# Objective:
Write out the opening lines of the data word for word, up to and including the line with "const yTickMax = 14.0;", and leave every picture and every later line out.

--- Start of Source data ---

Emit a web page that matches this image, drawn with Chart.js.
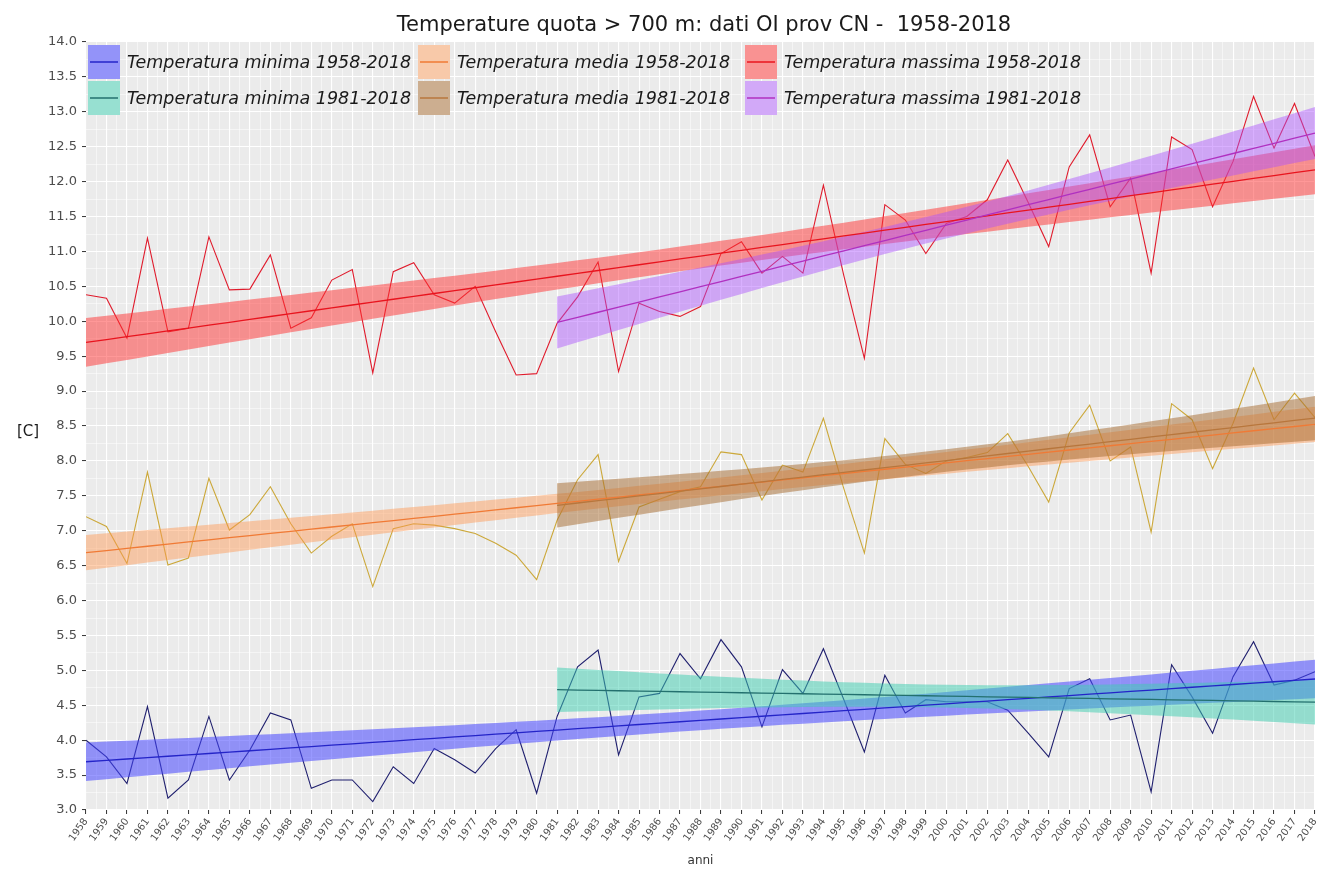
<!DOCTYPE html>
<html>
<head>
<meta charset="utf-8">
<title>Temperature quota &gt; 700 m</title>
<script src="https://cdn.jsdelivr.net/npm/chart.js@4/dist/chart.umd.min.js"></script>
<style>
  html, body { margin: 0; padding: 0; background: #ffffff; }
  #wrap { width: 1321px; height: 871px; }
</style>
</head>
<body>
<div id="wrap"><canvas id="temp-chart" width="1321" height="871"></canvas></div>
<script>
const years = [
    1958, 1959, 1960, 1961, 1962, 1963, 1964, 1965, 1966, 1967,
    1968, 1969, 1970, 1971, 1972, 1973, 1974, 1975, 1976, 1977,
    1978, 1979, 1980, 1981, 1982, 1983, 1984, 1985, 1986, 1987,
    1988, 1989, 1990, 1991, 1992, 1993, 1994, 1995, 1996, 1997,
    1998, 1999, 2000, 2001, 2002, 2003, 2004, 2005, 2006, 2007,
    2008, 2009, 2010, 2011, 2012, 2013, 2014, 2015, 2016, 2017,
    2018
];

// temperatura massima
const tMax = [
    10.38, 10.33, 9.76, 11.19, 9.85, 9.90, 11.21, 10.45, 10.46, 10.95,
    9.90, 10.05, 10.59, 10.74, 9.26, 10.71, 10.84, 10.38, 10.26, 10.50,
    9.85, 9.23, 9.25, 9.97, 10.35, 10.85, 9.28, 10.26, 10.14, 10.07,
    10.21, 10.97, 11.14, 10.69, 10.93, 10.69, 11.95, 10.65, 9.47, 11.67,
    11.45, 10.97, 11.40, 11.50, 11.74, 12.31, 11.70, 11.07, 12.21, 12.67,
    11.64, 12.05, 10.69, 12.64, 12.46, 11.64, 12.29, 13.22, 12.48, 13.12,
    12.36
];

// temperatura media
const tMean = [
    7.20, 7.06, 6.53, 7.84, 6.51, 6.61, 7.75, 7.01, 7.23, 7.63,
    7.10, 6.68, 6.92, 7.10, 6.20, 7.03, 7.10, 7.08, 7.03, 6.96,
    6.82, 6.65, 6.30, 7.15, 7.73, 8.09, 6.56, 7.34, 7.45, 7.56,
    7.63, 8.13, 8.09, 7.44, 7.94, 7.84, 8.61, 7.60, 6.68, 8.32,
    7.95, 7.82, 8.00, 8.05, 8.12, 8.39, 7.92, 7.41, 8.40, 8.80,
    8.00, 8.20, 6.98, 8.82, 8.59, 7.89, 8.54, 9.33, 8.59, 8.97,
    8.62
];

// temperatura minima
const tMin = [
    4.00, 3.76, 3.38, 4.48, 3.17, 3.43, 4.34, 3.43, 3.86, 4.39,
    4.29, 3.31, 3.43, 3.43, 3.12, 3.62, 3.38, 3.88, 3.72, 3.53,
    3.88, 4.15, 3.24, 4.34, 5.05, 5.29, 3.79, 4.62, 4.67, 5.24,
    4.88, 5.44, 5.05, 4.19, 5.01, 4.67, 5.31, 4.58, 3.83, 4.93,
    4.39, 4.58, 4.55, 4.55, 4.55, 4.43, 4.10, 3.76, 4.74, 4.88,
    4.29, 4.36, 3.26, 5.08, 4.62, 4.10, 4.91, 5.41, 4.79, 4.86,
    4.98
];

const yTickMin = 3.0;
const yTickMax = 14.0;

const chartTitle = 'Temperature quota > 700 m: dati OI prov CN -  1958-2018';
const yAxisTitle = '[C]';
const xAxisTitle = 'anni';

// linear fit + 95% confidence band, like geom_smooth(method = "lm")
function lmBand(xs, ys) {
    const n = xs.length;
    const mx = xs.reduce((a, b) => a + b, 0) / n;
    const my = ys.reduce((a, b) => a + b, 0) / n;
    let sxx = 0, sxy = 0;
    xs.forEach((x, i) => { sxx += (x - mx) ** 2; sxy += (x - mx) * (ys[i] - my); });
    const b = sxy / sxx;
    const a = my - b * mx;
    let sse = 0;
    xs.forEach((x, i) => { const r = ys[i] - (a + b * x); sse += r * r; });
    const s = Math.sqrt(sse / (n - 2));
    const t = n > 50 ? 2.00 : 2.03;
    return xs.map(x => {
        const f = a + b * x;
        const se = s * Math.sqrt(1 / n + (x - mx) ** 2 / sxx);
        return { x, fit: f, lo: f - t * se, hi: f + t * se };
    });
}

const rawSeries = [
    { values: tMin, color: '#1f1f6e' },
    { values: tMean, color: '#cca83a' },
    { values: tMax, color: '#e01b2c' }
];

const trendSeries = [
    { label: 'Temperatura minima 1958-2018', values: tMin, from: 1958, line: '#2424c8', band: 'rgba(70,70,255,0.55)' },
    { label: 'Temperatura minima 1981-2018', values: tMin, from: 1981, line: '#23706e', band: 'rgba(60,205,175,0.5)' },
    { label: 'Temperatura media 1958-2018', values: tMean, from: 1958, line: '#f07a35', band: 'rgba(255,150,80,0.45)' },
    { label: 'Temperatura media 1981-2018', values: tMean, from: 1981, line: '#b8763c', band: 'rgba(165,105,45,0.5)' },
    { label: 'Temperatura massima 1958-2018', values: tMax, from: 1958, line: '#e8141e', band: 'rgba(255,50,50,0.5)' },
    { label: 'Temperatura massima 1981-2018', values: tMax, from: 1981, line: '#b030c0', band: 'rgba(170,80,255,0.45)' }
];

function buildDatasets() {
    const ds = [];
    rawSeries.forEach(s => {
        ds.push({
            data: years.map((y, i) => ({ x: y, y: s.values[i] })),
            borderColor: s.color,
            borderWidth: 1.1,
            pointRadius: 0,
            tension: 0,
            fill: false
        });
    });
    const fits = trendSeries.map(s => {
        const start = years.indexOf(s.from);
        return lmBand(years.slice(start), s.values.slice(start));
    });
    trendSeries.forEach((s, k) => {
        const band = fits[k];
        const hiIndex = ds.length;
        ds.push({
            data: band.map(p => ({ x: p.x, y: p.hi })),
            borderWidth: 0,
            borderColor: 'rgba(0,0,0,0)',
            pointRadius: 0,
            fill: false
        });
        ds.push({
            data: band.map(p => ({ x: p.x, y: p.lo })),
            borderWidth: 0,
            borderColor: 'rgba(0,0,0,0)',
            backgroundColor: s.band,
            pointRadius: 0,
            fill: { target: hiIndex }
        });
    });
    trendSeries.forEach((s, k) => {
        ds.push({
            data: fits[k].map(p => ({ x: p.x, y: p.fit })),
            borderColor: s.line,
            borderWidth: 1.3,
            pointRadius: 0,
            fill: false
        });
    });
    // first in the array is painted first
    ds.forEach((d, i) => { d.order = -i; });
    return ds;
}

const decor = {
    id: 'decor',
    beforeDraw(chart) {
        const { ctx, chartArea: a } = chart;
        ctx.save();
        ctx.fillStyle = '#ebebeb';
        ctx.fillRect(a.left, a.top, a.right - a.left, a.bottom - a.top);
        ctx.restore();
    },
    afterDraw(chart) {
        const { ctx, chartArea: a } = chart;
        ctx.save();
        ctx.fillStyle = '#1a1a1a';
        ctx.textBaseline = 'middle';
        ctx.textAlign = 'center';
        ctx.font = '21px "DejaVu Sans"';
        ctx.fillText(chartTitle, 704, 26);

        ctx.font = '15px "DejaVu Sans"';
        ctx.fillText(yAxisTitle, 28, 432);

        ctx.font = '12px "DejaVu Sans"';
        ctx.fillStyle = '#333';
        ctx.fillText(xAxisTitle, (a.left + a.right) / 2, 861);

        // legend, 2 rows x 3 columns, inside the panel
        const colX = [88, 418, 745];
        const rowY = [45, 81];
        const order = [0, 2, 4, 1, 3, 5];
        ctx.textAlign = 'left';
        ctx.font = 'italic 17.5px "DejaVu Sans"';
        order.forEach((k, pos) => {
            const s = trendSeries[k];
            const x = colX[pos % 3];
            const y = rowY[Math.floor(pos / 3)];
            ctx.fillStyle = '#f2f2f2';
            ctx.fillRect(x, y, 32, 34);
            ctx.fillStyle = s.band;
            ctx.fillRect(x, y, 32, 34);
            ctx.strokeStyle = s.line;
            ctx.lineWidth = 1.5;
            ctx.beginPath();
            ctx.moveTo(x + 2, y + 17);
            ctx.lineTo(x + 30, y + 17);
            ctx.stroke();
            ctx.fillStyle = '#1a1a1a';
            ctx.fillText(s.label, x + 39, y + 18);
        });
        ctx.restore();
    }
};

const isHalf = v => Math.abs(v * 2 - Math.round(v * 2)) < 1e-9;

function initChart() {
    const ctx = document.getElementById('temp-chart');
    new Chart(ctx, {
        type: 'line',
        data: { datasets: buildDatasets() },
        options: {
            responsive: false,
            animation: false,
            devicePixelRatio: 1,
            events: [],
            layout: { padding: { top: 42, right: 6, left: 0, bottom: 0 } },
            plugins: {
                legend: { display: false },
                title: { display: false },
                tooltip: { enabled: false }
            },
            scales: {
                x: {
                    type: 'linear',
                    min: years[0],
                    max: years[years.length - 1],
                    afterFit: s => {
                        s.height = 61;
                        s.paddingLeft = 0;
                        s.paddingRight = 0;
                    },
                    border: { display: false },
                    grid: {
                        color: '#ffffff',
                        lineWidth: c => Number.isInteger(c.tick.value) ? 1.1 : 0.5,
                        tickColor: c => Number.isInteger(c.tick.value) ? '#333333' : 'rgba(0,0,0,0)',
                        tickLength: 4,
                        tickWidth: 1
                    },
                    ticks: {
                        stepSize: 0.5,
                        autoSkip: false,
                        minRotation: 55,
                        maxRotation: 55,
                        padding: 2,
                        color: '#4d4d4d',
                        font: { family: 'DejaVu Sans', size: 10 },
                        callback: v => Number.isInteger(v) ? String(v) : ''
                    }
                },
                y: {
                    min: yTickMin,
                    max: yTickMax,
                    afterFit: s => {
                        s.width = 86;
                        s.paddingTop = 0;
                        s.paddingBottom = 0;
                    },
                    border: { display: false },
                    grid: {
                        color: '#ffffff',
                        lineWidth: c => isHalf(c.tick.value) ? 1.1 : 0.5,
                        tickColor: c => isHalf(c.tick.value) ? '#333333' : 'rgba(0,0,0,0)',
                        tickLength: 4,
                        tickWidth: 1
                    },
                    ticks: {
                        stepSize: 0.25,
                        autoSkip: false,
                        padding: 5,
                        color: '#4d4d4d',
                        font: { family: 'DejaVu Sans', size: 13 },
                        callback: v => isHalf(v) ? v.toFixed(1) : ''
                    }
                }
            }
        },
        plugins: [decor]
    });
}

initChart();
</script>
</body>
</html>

--- End of Source data ---

# Expected output:
Emit a web page that matches this image, drawn with Chart.js.
<!DOCTYPE html>
<html>
<head>
<meta charset="utf-8">
<title>Temperature quota &gt; 700 m</title>
<script src="https://cdn.jsdelivr.net/npm/chart.js@4/dist/chart.umd.min.js"></script>
<style>
  html, body { margin: 0; padding: 0; background: #ffffff; }
  #wrap { width: 1321px; height: 871px; }
</style>
</head>
<body>
<div id="wrap"><canvas id="temp-chart" width="1321" height="871"></canvas></div>
<script>
const years = [
    1958, 1959, 1960, 1961, 1962, 1963, 1964, 1965, 1966, 1967,
    1968, 1969, 1970, 1971, 1972, 1973, 1974, 1975, 1976, 1977,
    1978, 1979, 1980, 1981, 1982, 1983, 1984, 1985, 1986, 1987,
    1988, 1989, 1990, 1991, 1992, 1993, 1994, 1995, 1996, 1997,
    1998, 1999, 2000, 2001, 2002, 2003, 2004, 2005, 2006, 2007,
    2008, 2009, 2010, 2011, 2012, 2013, 2014, 2015, 2016, 2017,
    2018
];

// temperatura massima
const tMax = [
    10.38, 10.33, 9.76, 11.19, 9.85, 9.90, 11.21, 10.45, 10.46, 10.95,
    9.90, 10.05, 10.59, 10.74, 9.26, 10.71, 10.84, 10.38, 10.26, 10.50,
    9.85, 9.23, 9.25, 9.97, 10.35, 10.85, 9.28, 10.26, 10.14, 10.07,
    10.21, 10.97, 11.14, 10.69, 10.93, 10.69, 11.95, 10.65, 9.47, 11.67,
    11.45, 10.97, 11.40, 11.50, 11.74, 12.31, 11.70, 11.07, 12.21, 12.67,
    11.64, 12.05, 10.69, 12.64, 12.46, 11.64, 12.29, 13.22, 12.48, 13.12,
    12.36
];

// temperatura media
const tMean = [
    7.20, 7.06, 6.53, 7.84, 6.51, 6.61, 7.75, 7.01, 7.23, 7.63,
    7.10, 6.68, 6.92, 7.10, 6.20, 7.03, 7.10, 7.08, 7.03, 6.96,
    6.82, 6.65, 6.30, 7.15, 7.73, 8.09, 6.56, 7.34, 7.45, 7.56,
    7.63, 8.13, 8.09, 7.44, 7.94, 7.84, 8.61, 7.60, 6.68, 8.32,
    7.95, 7.82, 8.00, 8.05, 8.12, 8.39, 7.92, 7.41, 8.40, 8.80,
    8.00, 8.20, 6.98, 8.82, 8.59, 7.89, 8.54, 9.33, 8.59, 8.97,
    8.62
];

// temperatura minima
const tMin = [
    4.00, 3.76, 3.38, 4.48, 3.17, 3.43, 4.34, 3.43, 3.86, 4.39,
    4.29, 3.31, 3.43, 3.43, 3.12, 3.62, 3.38, 3.88, 3.72, 3.53,
    3.88, 4.15, 3.24, 4.34, 5.05, 5.29, 3.79, 4.62, 4.67, 5.24,
    4.88, 5.44, 5.05, 4.19, 5.01, 4.67, 5.31, 4.58, 3.83, 4.93,
    4.39, 4.58, 4.55, 4.55, 4.55, 4.43, 4.10, 3.76, 4.74, 4.88,
    4.29, 4.36, 3.26, 5.08, 4.62, 4.10, 4.91, 5.41, 4.79, 4.86,
    4.98
];

const yTickMin = 3.0;
const yTickMax = 14.0;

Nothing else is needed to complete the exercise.